Through employee input, Lean seeks to improve workplace efficiency so that more time is freed up to work on “higher-value” projects — for example, ones that DEM said are directly linked to environmental protection.
But does the focus on speed and efficiency threaten environmental protections? “It’s exactly the opposite,” said Terrence Gray, DEM’s associate director for environmental protection. “It’s not just about doing things faster.”
Rather than spending hours on time-consuming tasks such as data entry, supervisors have more time to focus on their expertise. “We’re trying to advance our environmental protection,” Gray said.
DEM is one of some 30 state environmental agencies across the country to receive Lean training. The Rhode Island Foundation provided a $47,000 grant to DEM for the $59,000 project.
After the first of three years applying Lean management techniques, DEM said service, at least, is getting better. Applicants seeking forms or approvals from DEM are referred to as “customers.” A new Permit Application Center is planned for the DEM lobby at its main office on Promenade Street, with hopes of cutting application approval to 60 days.
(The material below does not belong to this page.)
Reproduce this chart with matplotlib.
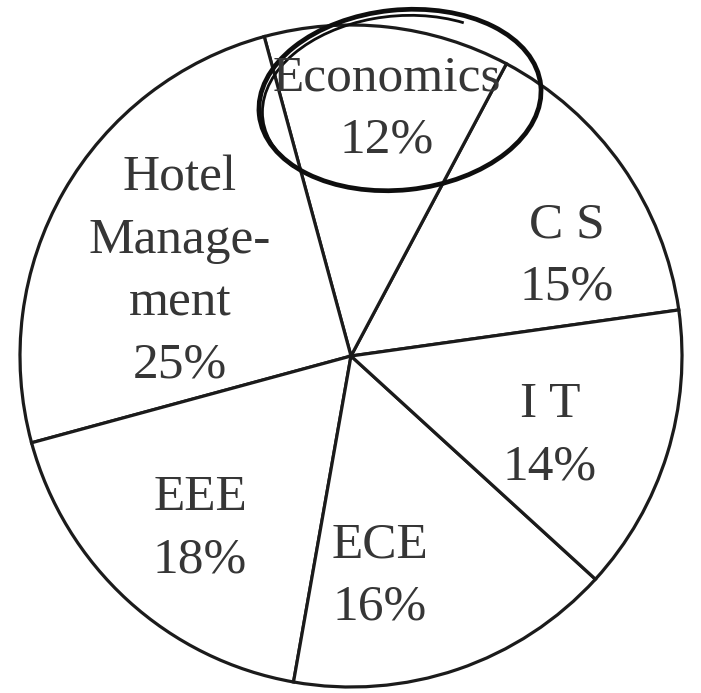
import matplotlib
matplotlib.use("Agg")
import matplotlib.pyplot as plt
from matplotlib.patches import Ellipse, Arc

# Share of students by department (%), counter-clockwise from the CS/IT edge
departments = ["C S", "Economics", "Hotel\nManage-\nment", "EEE", "ECE", "I T"]
shares = [15, 12, 25, 18, 16, 14]
highlighted = "Economics"

W, H = 701, 693
fig = plt.figure(figsize=(W / 100, H / 100), dpi=100)
ax = fig.add_axes([0, 0, 1, 1])

centre = (351, 337)
radius = 331
ink = "#1b1b1b"
text_ink = "#363636"

ax.pie(shares, center=centre, radius=radius, startangle=8, counterclock=True,
       wedgeprops=dict(facecolor="white", edgecolor=ink, linewidth=2.3))

# label anchors (x, y in figure pixels, y measured upward)
label_pos = {
    "C S": (567, 437),
    "Economics": (387, 584),
    "Hotel\nManage-\nment": (180, 421),
    "EEE": (200, 164),
    "ECE": (380, 117),
    "I T": (550, 257),
}

for name, share in zip(departments, shares):
    x, y = label_pos[name]
    ax.text(x, y, f"{name}\n{share}%", ha="center", va="center",
            fontsize=37, family="Liberation Serif", color=text_ink,
            linespacing=1.45)
    if name == highlighted:
        ex, ey = x + 13, y + 9
        ax.add_patch(Ellipse((ex, ey), 283, 180, angle=6, fill=False,
                             edgecolor="#0e0e0e", linewidth=3.4))
        ax.add_patch(Arc((ex - 2, ey - 4), 272, 176, angle=6, theta1=45,
                         theta2=205, edgecolor="#0e0e0e", linewidth=2.0))

ax.set_xlim(0, W)
ax.set_ylim(0, H)
ax.set_aspect("equal")
ax.axis("off")
fig.savefig("out.png", dpi=100, facecolor="white")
This new service center also will send confirmation notices to applicants within 24 hours, likely through e-mail, a process that previously took months.
So far, two customers — a car dealership in Pawtucket and a retail center in Woonsocket — seeking to operate on brownfield sites received approval letters in about 60 days. The permitting process within DEM’s Office of Waste Management was the first of several programs to receive yearlong Lean training. Lean practices also are being used to speed up approval for development in and around wetlands, as well as permits and other documents related to air pollution emissions.
DEM will next launch the Lean program for its Bureau of Natural Resources and marine fisheries program. Other state agencies such as the Department of Administration will launch the Lean program later this year.
DEM Director Janet Coit said the project will have long-term benefits. “It will probably have more impact than any one environmental initiative,” she said during the recent presentation to the renamed EDC.
Rhode Island Commerce Corporation board member Stanley Weiss said the new customer-focused changes have already helped with one of his real-estate projects. “We couldn’t have gotten better service,” he said.